Routes to Hawaii launched about 15 years ago, and the airline has since become a link to tropical destinations from Alaska and Washington. Even from its Seattle base, the focus has never strayed too far from the state of Alaska; an annual PFD sale occurs in the fall to coincide with when Alaskan residents receive their Permanent Fund Dividend from the state.

Still, the airline has doubled in size in the last decade, largely across the lower 48. Today Alaska flies nonstop from Seattle to places like Raleigh, El Paso, and Milwaukee. This year, the new Nassau, Bahamas, route marks the 101st nonstop destination out of Sea-Tac.
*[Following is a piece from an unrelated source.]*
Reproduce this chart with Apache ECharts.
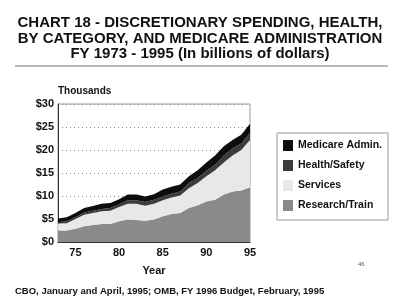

"People think of us as a smaller carrier," says Kirsten Amrine, vice president of revenue management and network planning, "but we're the fifth largest airline in the U.S. We're quite big in the grand scheme." All those new tropical destinations, she says, appeal to the active, outdoorsy personality of Seattle fliers—mountain biking in Guatemala, for example, or scuba diving in Belize.

The Bahamas, says Amrine, appeal to West Coasters who've tired of Hawai'i and Mexico. Hawai'i in particular has encountered issues with over tourism in recent years; the state of Hawai'i has turned from marketing itself to tourists to trying to stem the tide, and measures hit the state legislature this year to reshape the Hawai'i Tourism Authority. So while it's hard to shrug at the famously stunning Hawaiian Islands, new beach destinations could be appealing.

Nassau flights start December 15 and run through April, making three trips a week; it will be the airline's longest route, just a few miles more than its nonstop from Anchorage to Hawai'i. Whether Seattleites will hit the Nassau beaches for novelty or out of price and crowd sensitivity is unclear.

Even when we're not at the airport, Alaska Airlines makes itself known across Seattle. Flip through the credit cards rung up at any local bar and you'll likely spot more than a few Alaska-branded ones. The University of Washington basketball team plays in the Alaska Airlines Arena at Hec Edmundson Pavilion and the football team plays on the Alaska Airlines Field at Husky Stadium. Its name is plastered across soccer jerseys...when Portland teams are in town.

And, of course, it dominates on the tarmac; of the 33 airlines that take off at Seattle-Tacoma International Airport, Alaska carries more than 54 percent of the passengers who board there. If it doesn't feel like the airline is expanding our access to its namesake state, that might be because there are already nonstops to five Alaska cities from Sea-Tac. 

To Amrine, the airline is broader than the actual state for which it is named. "We have that West Coast identity," she says. She notes that future expansion will depend on the success of these new routes, but she expects them to do well. After less than two years, the new Belize nonstop is among the company's most popular, she says. "We're about bringing the West Coast to the rest of the United States rather than becoming some generic national brand." And, apparently, to Guatemala, too.